**WORK REQUIRED**
Repeat what the lines below say, word for word, and skip every image.

### SOURCE DATA ###

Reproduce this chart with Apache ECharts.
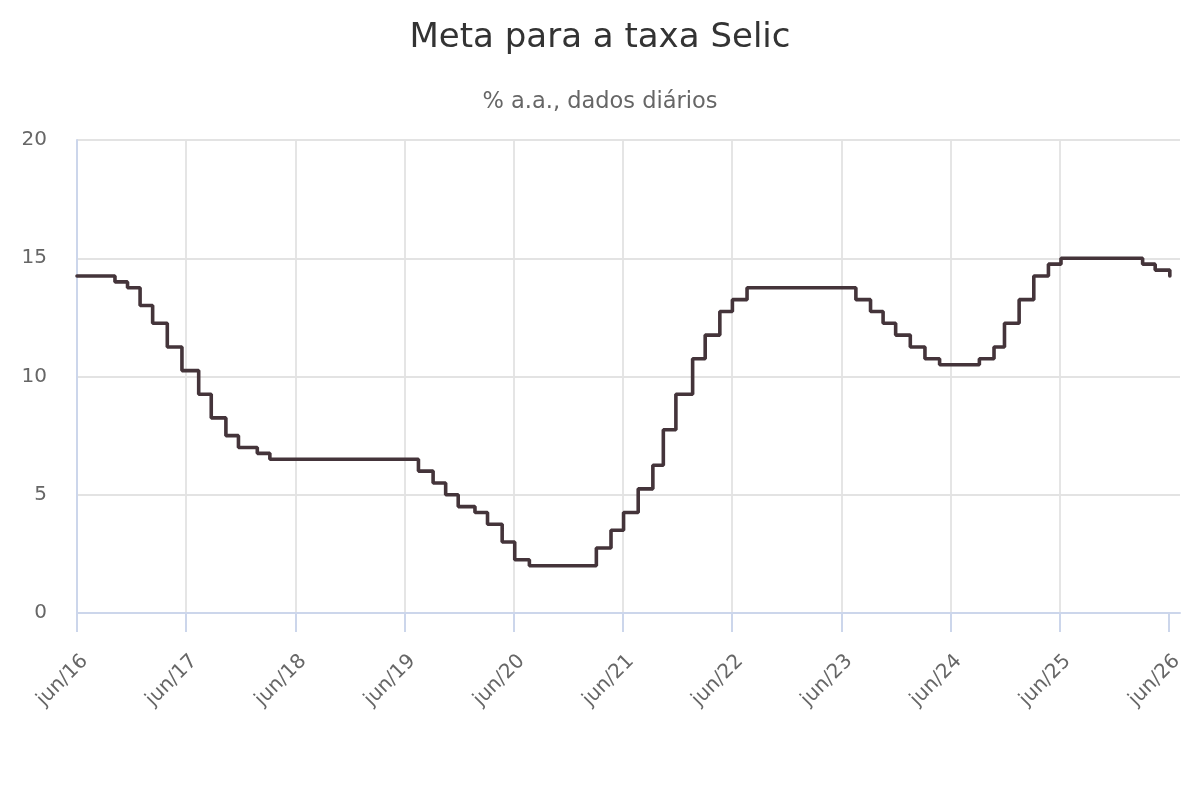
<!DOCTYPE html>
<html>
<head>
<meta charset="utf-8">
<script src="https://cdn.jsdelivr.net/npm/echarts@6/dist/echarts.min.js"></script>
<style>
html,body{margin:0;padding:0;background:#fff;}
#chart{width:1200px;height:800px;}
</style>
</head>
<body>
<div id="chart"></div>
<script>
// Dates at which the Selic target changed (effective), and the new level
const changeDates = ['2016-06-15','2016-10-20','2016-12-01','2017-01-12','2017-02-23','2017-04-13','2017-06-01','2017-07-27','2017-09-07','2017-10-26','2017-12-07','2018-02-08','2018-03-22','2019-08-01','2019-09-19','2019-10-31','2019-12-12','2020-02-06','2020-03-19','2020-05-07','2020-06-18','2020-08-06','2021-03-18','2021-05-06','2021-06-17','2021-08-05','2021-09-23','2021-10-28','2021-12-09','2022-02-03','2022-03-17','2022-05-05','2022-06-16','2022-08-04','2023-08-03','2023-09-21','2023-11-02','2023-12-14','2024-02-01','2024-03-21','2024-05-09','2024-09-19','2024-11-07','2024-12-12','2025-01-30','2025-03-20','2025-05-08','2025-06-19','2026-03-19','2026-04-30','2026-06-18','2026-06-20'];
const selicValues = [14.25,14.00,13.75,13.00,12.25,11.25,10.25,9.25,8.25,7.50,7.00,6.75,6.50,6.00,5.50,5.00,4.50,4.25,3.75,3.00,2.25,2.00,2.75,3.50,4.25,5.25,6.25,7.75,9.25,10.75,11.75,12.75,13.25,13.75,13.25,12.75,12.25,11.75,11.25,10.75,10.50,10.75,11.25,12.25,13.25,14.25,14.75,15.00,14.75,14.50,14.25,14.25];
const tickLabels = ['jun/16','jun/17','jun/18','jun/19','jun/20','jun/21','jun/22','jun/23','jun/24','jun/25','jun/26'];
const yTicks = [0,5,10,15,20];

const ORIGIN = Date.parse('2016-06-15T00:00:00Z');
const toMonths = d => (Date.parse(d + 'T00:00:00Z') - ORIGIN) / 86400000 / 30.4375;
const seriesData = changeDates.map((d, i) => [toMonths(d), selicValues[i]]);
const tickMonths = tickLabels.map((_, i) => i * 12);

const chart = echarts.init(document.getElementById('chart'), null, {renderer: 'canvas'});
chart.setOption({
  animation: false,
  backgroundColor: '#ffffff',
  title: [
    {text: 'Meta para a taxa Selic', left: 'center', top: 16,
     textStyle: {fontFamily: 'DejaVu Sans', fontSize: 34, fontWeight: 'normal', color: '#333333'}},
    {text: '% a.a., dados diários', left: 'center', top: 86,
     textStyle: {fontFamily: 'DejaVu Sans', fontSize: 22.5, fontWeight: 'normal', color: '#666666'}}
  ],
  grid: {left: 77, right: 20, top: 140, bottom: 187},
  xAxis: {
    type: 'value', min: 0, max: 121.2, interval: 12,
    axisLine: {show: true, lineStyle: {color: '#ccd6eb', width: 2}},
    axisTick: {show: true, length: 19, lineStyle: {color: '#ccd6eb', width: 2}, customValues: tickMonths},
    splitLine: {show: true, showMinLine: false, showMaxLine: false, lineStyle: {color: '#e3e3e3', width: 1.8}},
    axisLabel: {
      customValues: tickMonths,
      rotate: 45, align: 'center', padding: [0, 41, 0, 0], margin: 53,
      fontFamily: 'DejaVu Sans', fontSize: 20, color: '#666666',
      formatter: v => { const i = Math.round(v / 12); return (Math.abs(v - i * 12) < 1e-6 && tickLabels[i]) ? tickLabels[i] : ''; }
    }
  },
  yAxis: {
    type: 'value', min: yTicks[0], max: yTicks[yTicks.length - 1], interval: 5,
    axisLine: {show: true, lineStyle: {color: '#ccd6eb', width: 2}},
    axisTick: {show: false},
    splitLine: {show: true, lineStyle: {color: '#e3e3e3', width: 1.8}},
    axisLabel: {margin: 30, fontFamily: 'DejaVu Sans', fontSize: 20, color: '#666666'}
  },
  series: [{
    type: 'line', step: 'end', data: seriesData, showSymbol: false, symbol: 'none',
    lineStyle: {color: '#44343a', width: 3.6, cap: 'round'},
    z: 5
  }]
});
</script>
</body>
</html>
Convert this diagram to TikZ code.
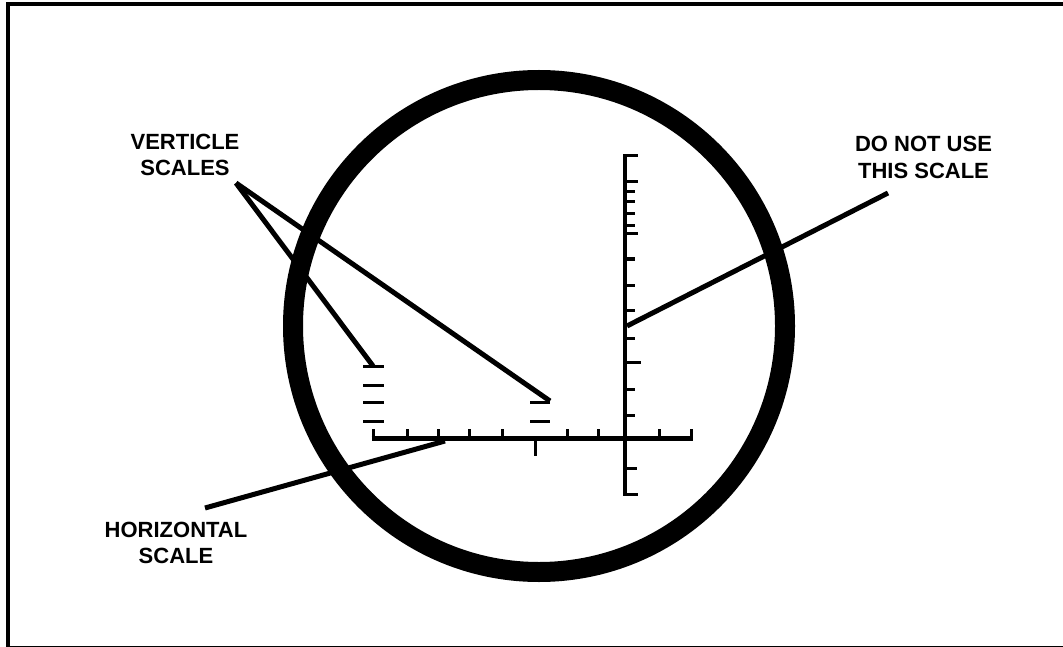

###

**SOLVED PROBLEM**
Reproduce this chart with Apache ECharts.
<!DOCTYPE html>
<html>
<head>
<meta charset="utf-8">
<script src="https://cdn.jsdelivr.net/npm/echarts@6/dist/echarts.min.js"></script>
<style>
html,body{margin:0;padding:0;background:#fff;}
#chart{width:1200px;height:800px;}
</style>
</head>
<body>
<div id="chart"></div>
<script>
// Dates at which the Selic target changed (effective), and the new level
const changeDates = ['2016-06-15','2016-10-20','2016-12-01','2017-01-12','2017-02-23','2017-04-13','2017-06-01','2017-07-27','2017-09-07','2017-10-26','2017-12-07','2018-02-08','2018-03-22','2019-08-01','2019-09-19','2019-10-31','2019-12-12','2020-02-06','2020-03-19','2020-05-07','2020-06-18','2020-08-06','2021-03-18','2021-05-06','2021-06-17','2021-08-05','2021-09-23','2021-10-28','2021-12-09','2022-02-03','2022-03-17','2022-05-05','2022-06-16','2022-08-04','2023-08-03','2023-09-21','2023-11-02','2023-12-14','2024-02-01','2024-03-21','2024-05-09','2024-09-19','2024-11-07','2024-12-12','2025-01-30','2025-03-20','2025-05-08','2025-06-19','2026-03-19','2026-04-30','2026-06-18','2026-06-20'];
const selicValues = [14.25,14.00,13.75,13.00,12.25,11.25,10.25,9.25,8.25,7.50,7.00,6.75,6.50,6.00,5.50,5.00,4.50,4.25,3.75,3.00,2.25,2.00,2.75,3.50,4.25,5.25,6.25,7.75,9.25,10.75,11.75,12.75,13.25,13.75,13.25,12.75,12.25,11.75,11.25,10.75,10.50,10.75,11.25,12.25,13.25,14.25,14.75,15.00,14.75,14.50,14.25,14.25];
const tickLabels = ['jun/16','jun/17','jun/18','jun/19','jun/20','jun/21','jun/22','jun/23','jun/24','jun/25','jun/26'];
const yTicks = [0,5,10,15,20];

const ORIGIN = Date.parse('2016-06-15T00:00:00Z');
const toMonths = d => (Date.parse(d + 'T00:00:00Z') - ORIGIN) / 86400000 / 30.4375;
const seriesData = changeDates.map((d, i) => [toMonths(d), selicValues[i]]);
const tickMonths = tickLabels.map((_, i) => i * 12);

const chart = echarts.init(document.getElementById('chart'), null, {renderer: 'canvas'});
chart.setOption({
  animation: false,
  backgroundColor: '#ffffff',
  title: [
    {text: 'Meta para a taxa Selic', left: 'center', top: 16,
     textStyle: {fontFamily: 'DejaVu Sans', fontSize: 34, fontWeight: 'normal', color: '#333333'}},
    {text: '% a.a., dados diários', left: 'center', top: 86,
     textStyle: {fontFamily: 'DejaVu Sans', fontSize: 22.5, fontWeight: 'normal', color: '#666666'}}
  ],
  grid: {left: 77, right: 20, top: 140, bottom: 187},
  xAxis: {
    type: 'value', min: 0, max: 121.2, interval: 12,
    axisLine: {show: true, lineStyle: {color: '#ccd6eb', width: 2}},
    axisTick: {show: true, length: 19, lineStyle: {color: '#ccd6eb', width: 2}, customValues: tickMonths},
    splitLine: {show: true, showMinLine: false, showMaxLine: false, lineStyle: {color: '#e3e3e3', width: 1.8}},
    axisLabel: {
      customValues: tickMonths,
      rotate: 45, align: 'center', padding: [0, 41, 0, 0], margin: 53,
      fontFamily: 'DejaVu Sans', fontSize: 20, color: '#666666',
      formatter: v => { const i = Math.round(v / 12); return (Math.abs(v - i * 12) < 1e-6 && tickLabels[i]) ? tickLabels[i] : ''; }
    }
  },
  yAxis: {
    type: 'value', min: yTicks[0], max: yTicks[yTicks.length - 1], interval: 5,
    axisLine: {show: true, lineStyle: {color: '#ccd6eb', width: 2}},
    axisTick: {show: false},
    splitLine: {show: true, lineStyle: {color: '#e3e3e3', width: 1.8}},
    axisLabel: {margin: 30, fontFamily: 'DejaVu Sans', fontSize: 20, color: '#666666'}
  },
  series: [{
    type: 'line', step: 'end', data: seriesData, showSymbol: false, symbol: 'none',
    lineStyle: {color: '#44343a', width: 3.6, cap: 'round'},
    z: 5
  }]
});
</script>
</body>
</html>
Convert this diagram to TikZ code.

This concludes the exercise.